In this talk, I discuss the theory of crowdsourcing contests. First, I will show how to model crowdsourcing contests using auction theory. Second, I will discuss how to solve for contestant strategies. I.e., suppose you were entering such a programming contest on TopCoder, how much work should you do on your entry to optimize your gains from winning less the cost of doing the work? Finally, I will discuss inefficiency from the fact that the effort of losing contestants is wasted (e.g., every contestant has to do work to design a logo, but you only value your favorite logo). I will show that this wasted effort is at most half of the total amount of effort. A consequence is that crowdsourcing is approximately as efficient a means of procurement as conventional methods (e.g., auctions or negotiations).

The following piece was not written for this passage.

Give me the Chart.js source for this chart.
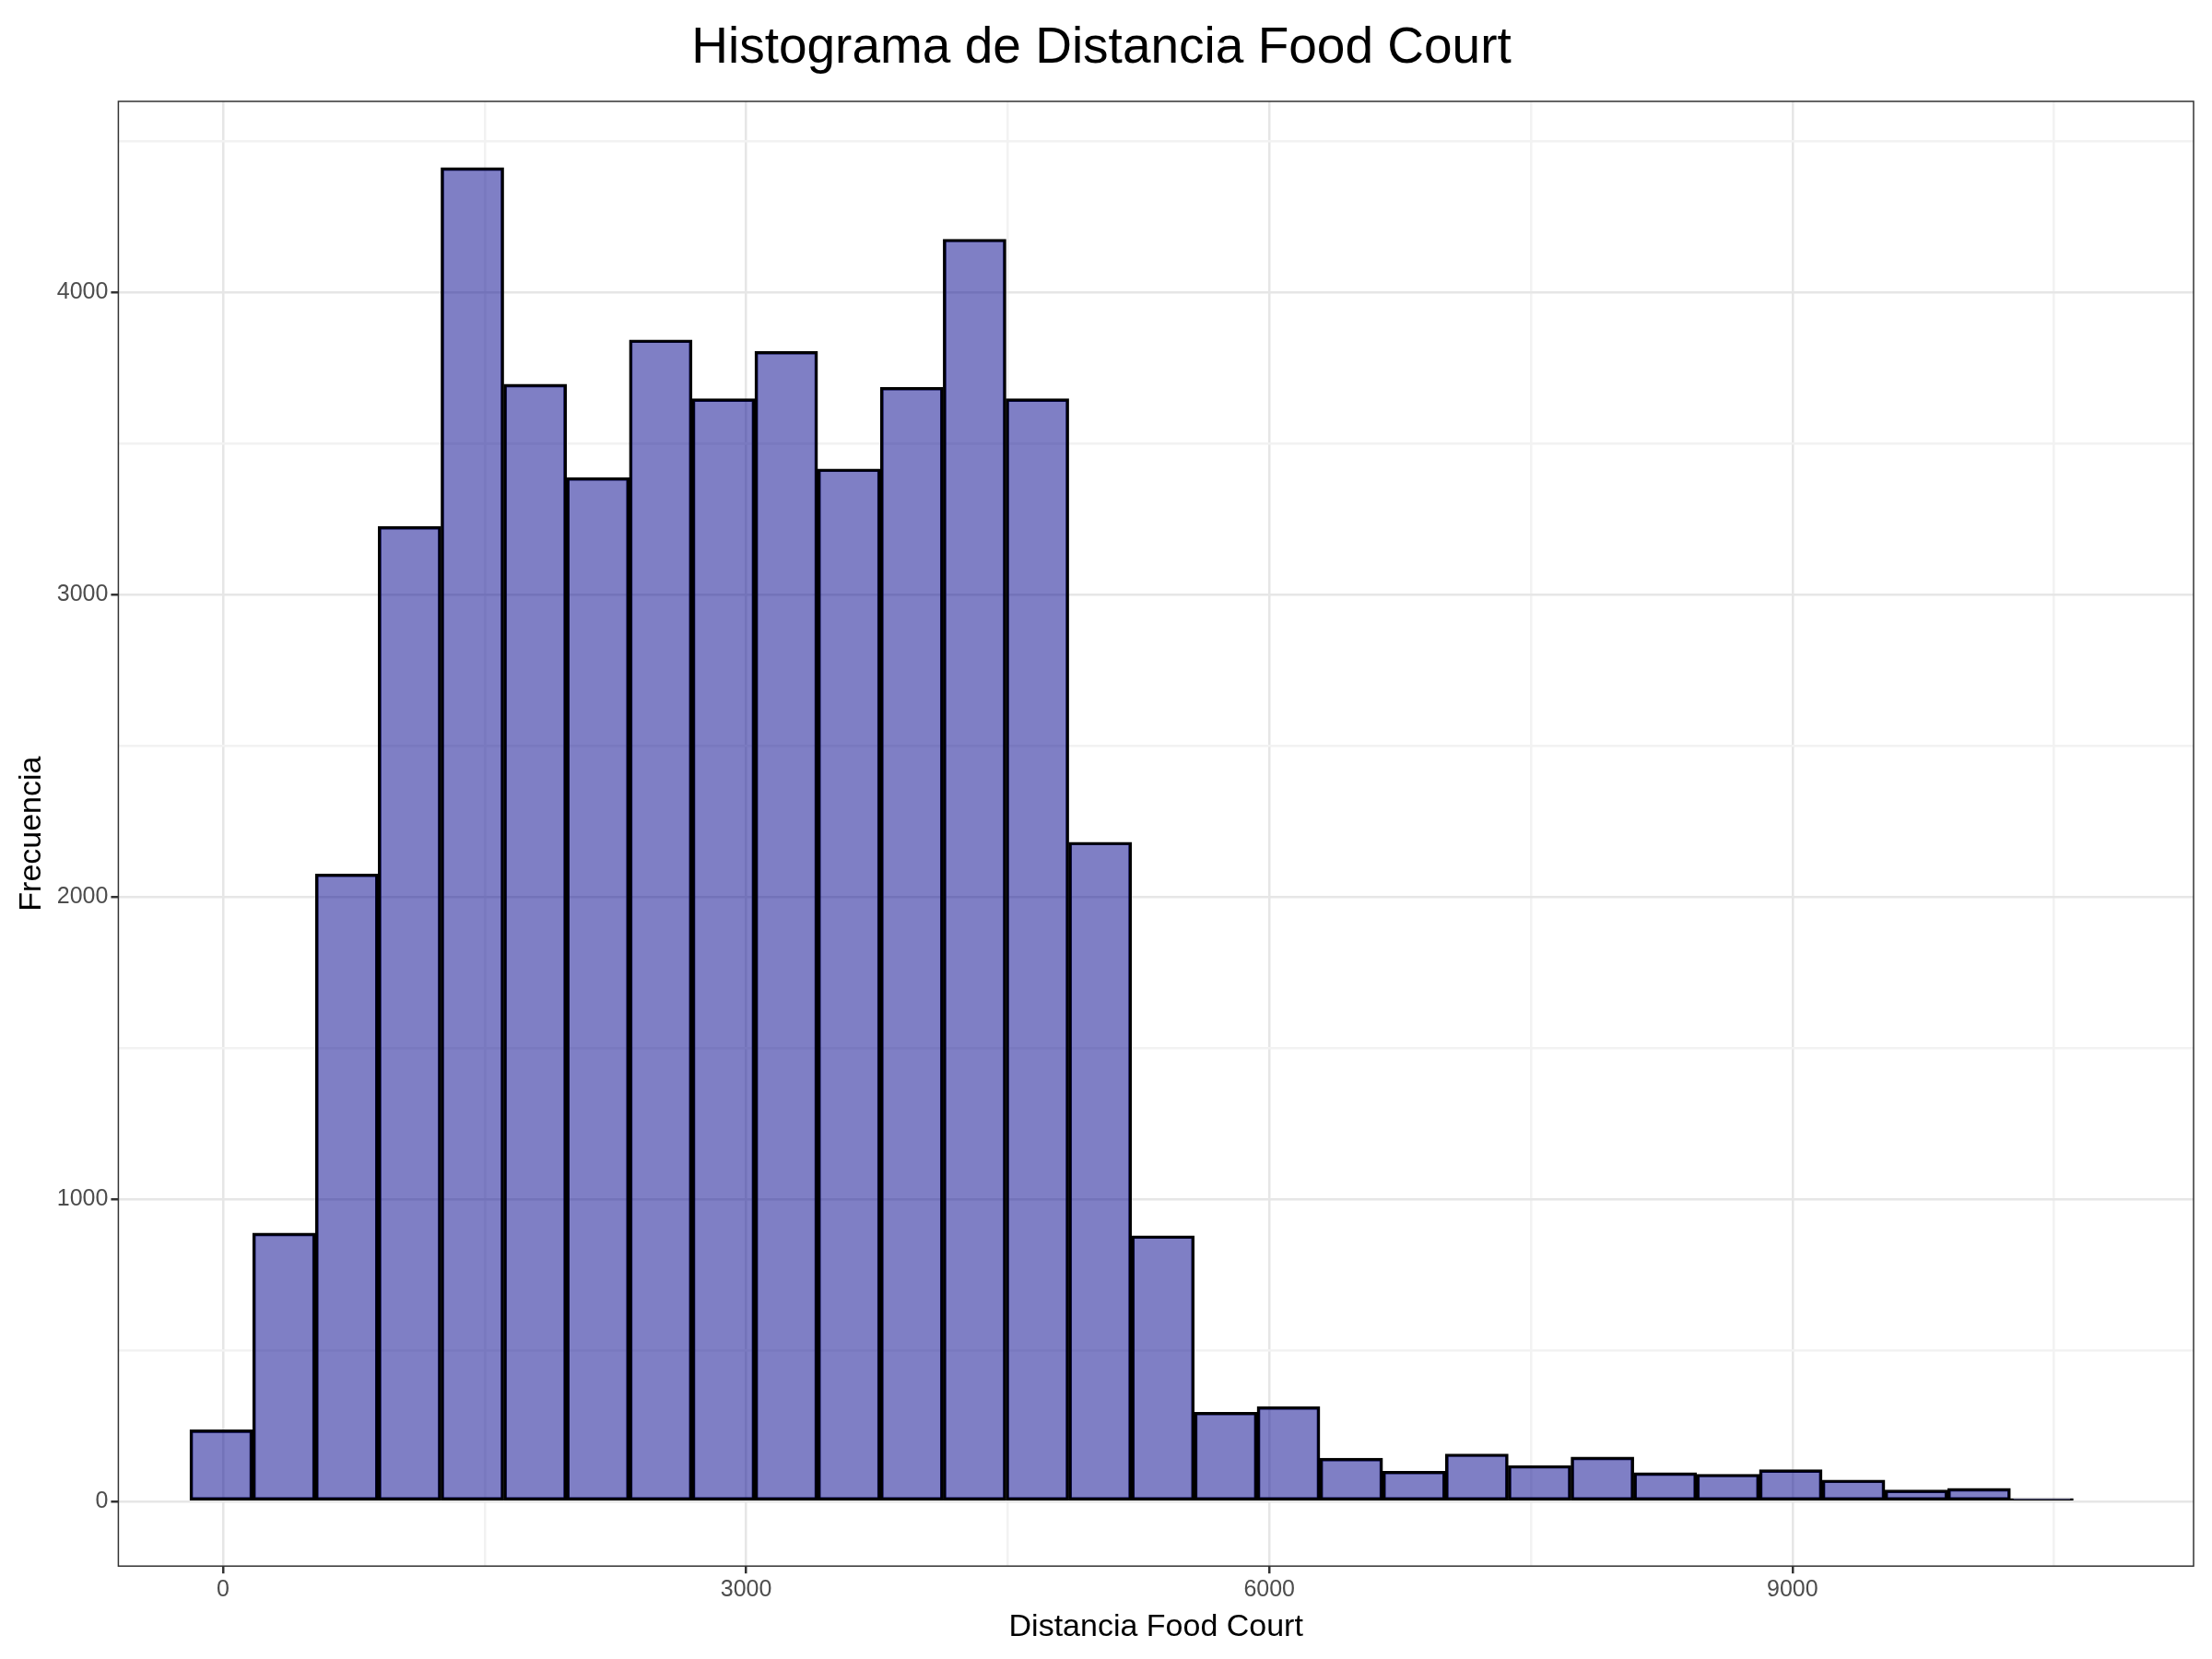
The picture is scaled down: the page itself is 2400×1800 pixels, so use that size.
<!DOCTYPE html>
<html>
<head>
<meta charset="utf-8">
<script src="https://cdn.jsdelivr.net/npm/chart.js@4"></script>
<style>
  body { margin: 0; background: #fff; }
  #wrap { width: 2400px; height: 1800px; }
</style>
</head>
<body>
<div id="wrap"><canvas id="hist"></canvas></div>
<script>
// bin edges start at -190, width 360
const binStart = -190;
const binWidth = 360;
const counts = [237, 888, 2076, 3226, 4413, 3696, 3387, 3843, 3648, 3805,
  3416, 3686, 4176, 3648, 2181, 879, 295, 314, 143, 100,
  157, 119, 147, 95, 90, 105, 71, 38, 43, 10];
const xTicks = [0, 3000, 6000, 9000];
const yTicks = [0, 1000, 2000, 3000, 4000];

const points = counts.map((c, i) => ({ x: binStart + binWidth * (i + 0.5), y: c }));

const frame = {
  id: 'frame',
  afterDraw(chart) {
    const { ctx, chartArea: a } = chart;
    ctx.save();
    ctx.strokeStyle = '#333';
    ctx.lineWidth = 1.5;
    ctx.strokeRect(a.left, a.top, a.right - a.left, a.bottom - a.top);
    ctx.restore();
  }
};

const tickFont = { family: 'Liberation Sans', size: 25 };
const gridColor = ctx => (ctx.tick && ctx.tick.major) ? '#e6e6e6' : '#f2f2f2';
const tickMark = ctx => (ctx.tick && ctx.tick.major) ? '#333' : 'rgba(0,0,0,0)';

new Chart(document.getElementById('hist'), {
  type: 'bar',
  data: {
    datasets: [{
      data: points,
      backgroundColor: 'rgba(0,0,139,0.5)',
      borderColor: '#000',
      borderWidth: 3,
      borderSkipped: false,
      barPercentage: 1,
      categoryPercentage: 1
    }]
  },
  options: {
    responsive: true,
    maintainAspectRatio: false,
    animation: false,
    layout: { padding: { left: 10, right: 20, top: 10, bottom: 10 } },
    plugins: {
      legend: { display: false },
      tooltip: { enabled: false },
      title: {
        display: true,
        text: 'Histograma de Distancia Food Court',
        color: '#000',
        font: { family: 'Liberation Sans', size: 55, weight: 'normal' },
        padding: { top: 10, bottom: 24 }
      }
    },
    scales: {
      x: {
        type: 'linear',
        offset: false,
        min: -600, max: 11300,
        afterBuildTicks: s => {
          s.ticks = [];
          for (let v = 0; v <= 10500; v += 1500) s.ticks.push({ value: v, major: v % 3000 === 0 });
        },
        ticks: {
          color: '#4d4d4d', font: tickFont, autoSkip: false, maxRotation: 0,
          callback: v => xTicks.includes(v) ? String(v) : ''
        },
        grid: { offset: false, color: gridColor, lineWidth: 2.5, tickColor: tickMark, tickLength: 8 },
        border: { display: false },
        title: { display: true, text: 'Distancia Food Court', color: '#000', font: { family: 'Liberation Sans', size: 34 }, padding: { top: 2 } }
      },
      y: {
        min: -214, max: 4632,
        afterBuildTicks: s => {
          s.ticks = [];
          for (let v = 0; v <= 4500; v += 500) s.ticks.push({ value: v, major: v % 1000 === 0 });
        },
        ticks: {
          color: '#4d4d4d', font: tickFont, autoSkip: false,
          callback: v => yTicks.includes(v) ? String(v) : ''
        },
        grid: { color: gridColor, lineWidth: 2.5, tickColor: tickMark, tickLength: 8 },
        border: { display: false },
        title: { display: true, text: 'Frecuencia', color: '#000', font: { family: 'Liberation Sans', size: 34 } }
      }
    }
  },
  plugins: [frame]
});
</script>
</body>
</html>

Joint work with Shuchi Chawla and Balu Sivan.

2/23/2011 1:30-2:30

Yael Tauman Kalai (MSR New-England) Leaky Pseudo Entropy Functions

Pseudo-random functions (PRFs), introduced by Goldreich, Goldwasser, and Micali (FOCS 1984), are functions that look truly random! These functions are associated with a short random seed s, and the guarantee is that no efficient adversary can tell the difference between getting oracle access to a random PRF function f_s, and getting oracle access to a truly random function.

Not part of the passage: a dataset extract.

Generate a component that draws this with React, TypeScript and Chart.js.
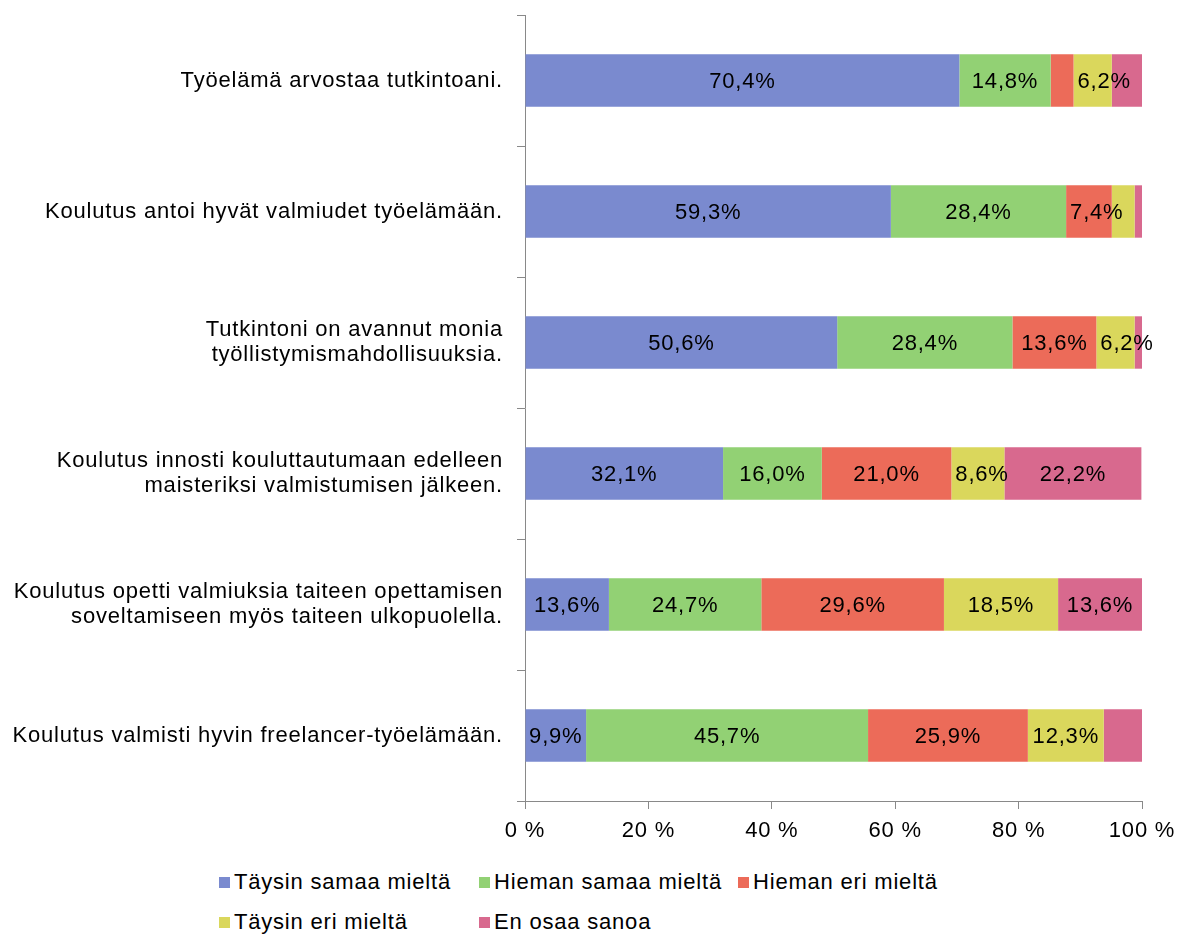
import React, { useEffect, useRef } from "react";
import { Chart, registerables } from "chart.js";

Chart.register(...registerables);

const categories: string[][] = [
  ["Työelämä arvostaa tutkintoani."],
  ["Koulutus antoi hyvät valmiudet työelämään."],
  ["Tutkintoni on avannut monia", "työllistymismahdollisuuksia."],
  ["Koulutus innosti kouluttautumaan edelleen", "maisteriksi valmistumisen jälkeen."],
  ["Koulutus opetti valmiuksia taiteen opettamisen", "soveltamiseen myös taiteen ulkopuolella."],
  ["Koulutus valmisti hyvin freelancer-työelämään."],
];

const seriesNames = [
  "Täysin samaa mieltä",
  "Hieman samaa mieltä",
  "Hieman eri mieltä",
  "Täysin eri mieltä",
  "En osaa sanoa",
];

const taysinSamaa = [70.4, 59.3, 50.6, 32.1, 13.6, 9.9];
const hiemanSamaa = [14.8, 28.4, 28.4, 16.0, 24.7, 45.7];
const hiemanEri = [3.7, 7.4, 13.6, 21.0, 29.6, 25.9];
const taysinEri = [6.2, 3.7, 6.2, 8.6, 18.5, 12.3];
const enOsaa = [4.9, 1.2, 1.2, 22.2, 13.6, 6.2];

const xTicks = [0, 20, 40, 60, 80, 100];

// [seriesIndex, rowIndex] pairs whose value label is not shown
const hiddenLabels: number[][] = [[4, 5]];
const labelMin = 6;

const colors = ["#7A8ACF", "#92D174", "#EC6B59", "#DAD75C", "#D8698E"];

const FONT = "'Liberation Sans', Arial, sans-serif";
const FS = 22;
const LS = "0.8px";

const spacingPlugin = {
  id: "spacing",
  beforeUpdate(chart: any) {
    chart.ctx.letterSpacing = LS;
  },
  beforeDraw(chart: any) {
    chart.ctx.letterSpacing = LS;
  },
};

const valueLabelPlugin = {
  id: "valueLabels",
  afterDatasetsDraw(chart: any) {
    const ctx = chart.ctx;
    ctx.save();
    ctx.letterSpacing = LS;
    ctx.font = `${FS}px ${FONT}`;
    ctx.fillStyle = "#000";
    ctx.textBaseline = "middle";
    chart.data.datasets.forEach((ds: any, di: number) => {
      const meta = chart.getDatasetMeta(di);
      meta.data.forEach((bar: any, i: number) => {
        const v = ds.data[i];
        if (v < labelMin) return;
        if (hiddenLabels.some((h) => h[0] === di && h[1] === i)) return;
        const txt = v.toFixed(1).replace(".", ",") + "%";
        const w = ctx.measureText(txt).width;
        const start = Math.min(bar.x, bar.base);
        const seg = Math.abs(bar.x - bar.base);
        if (w > seg - 4) {
          ctx.textAlign = "left";
          ctx.fillText(txt, start + 4, bar.y + 1);
        } else {
          ctx.textAlign = "center";
          ctx.fillText(txt, start + seg / 2, bar.y + 1);
        }
      });
    });
    ctx.restore();
  },
};

const legendPos = [
  { left: 219, top: 870 },
  { left: 479, top: 870 },
  { left: 738, top: 870 },
  { left: 219, top: 910 },
  { left: 479, top: 910 },
];

export default function App() {
  const ref = useRef<HTMLCanvasElement | null>(null);

  useEffect(() => {
    document.body.style.margin = "0";
    if (!ref.current) return;
    const all = [taysinSamaa, hiemanSamaa, hiemanEri, taysinEri, enOsaa];
    const chart = new Chart(ref.current, {
      type: "bar",
      data: {
        labels: categories as any,
        datasets: all.map((d, i) => ({
          label: seriesNames[i],
          data: d,
          backgroundColor: colors[i],
          borderWidth: 0,
          barPercentage: 0.4,
          categoryPercentage: 1,
        })),
      },
      options: {
        indexAxis: "y",
        animation: false,
        responsive: false,
        maintainAspectRatio: false,
        layout: { padding: { left: 0, right: 35, top: 15, bottom: 8 } },
        plugins: {
          legend: { display: false },
          tooltip: { enabled: false },
        },
        scales: {
          x: {
            stacked: true,
            min: 0,
            max: 100,
            afterBuildTicks: (scale: any) => {
              scale.ticks = xTicks.map((v) => ({ value: v }));
            },
            afterFit: (scale: any) => {
              scale.height = 51;
              scale.paddingLeft = 0;
              scale.paddingRight = 0;
            },
            grid: {
              drawOnChartArea: false,
              drawTicks: true,
              tickLength: 8,
              color: "#898989",
            },
            border: { color: "#898989", width: 1 },
            ticks: {
              color: "#000",
              font: { family: FONT, size: FS },
              padding: 9,
              maxRotation: 0,
              callback: (v: any) => `${v} %`,
            },
          },
          y: {
            stacked: true,
            afterFit: (scale: any) => {
              scale.width = 525;
              scale.paddingTop = 0;
              scale.paddingBottom = 0;
            },
            grid: {
              offset: true,
              drawOnChartArea: false,
              drawTicks: true,
              tickLength: 8,
              color: "#898989",
            },
            border: { color: "#898989", width: 1 },
            ticks: {
              color: "#000",
              font: { family: FONT, size: FS, lineHeight: 1.14 },
              padding: 14,
              autoSkip: false,
            },
          },
        },
      },
      plugins: [spacingPlugin, valueLabelPlugin],
    } as any);
    return () => chart.destroy();
  }, []);

  return (
    <div style={{ position: "relative", width: 1177, height: 936, background: "#fff", fontFamily: FONT }}>
      <canvas ref={ref} width={1177} height={860} style={{ position: "absolute", left: 0, top: 0 }} />
      {seriesNames.map((n, i) => (
        <div
          key={n}
          style={{
            position: "absolute",
            left: legendPos[i].left,
            top: legendPos[i].top,
            display: "flex",
            alignItems: "center",
            fontSize: FS,
            letterSpacing: LS,
            color: "#000",
            whiteSpace: "nowrap",
            lineHeight: "24px",
          }}
        >
          <span style={{ display: "inline-block", width: 11, height: 11, background: colors[i], marginRight: 4 }} />
          {n}
        </div>
      ))}
    </div>
  );
}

The question we ask in this work is: Can we generate randomness (or even entropy) from a short random seed s that is partially leaked? Unfortunately, as deterministic extractors do not exist, leaky PRFs do not exist, even if a single bit about the secret seed s is leaked. Thus, we consider the following relaxation: Instead of requiring that for each input x, the value f_s(x) looks random, we require that it looks like it has high min-entropy, even given oracle access to f_s everywhere except at point x. We call such a function family a pseudo-entropy function (PEF) family. We construct such a leakage-resilient PEF family under standard cryptographic assumptions (such as DDH).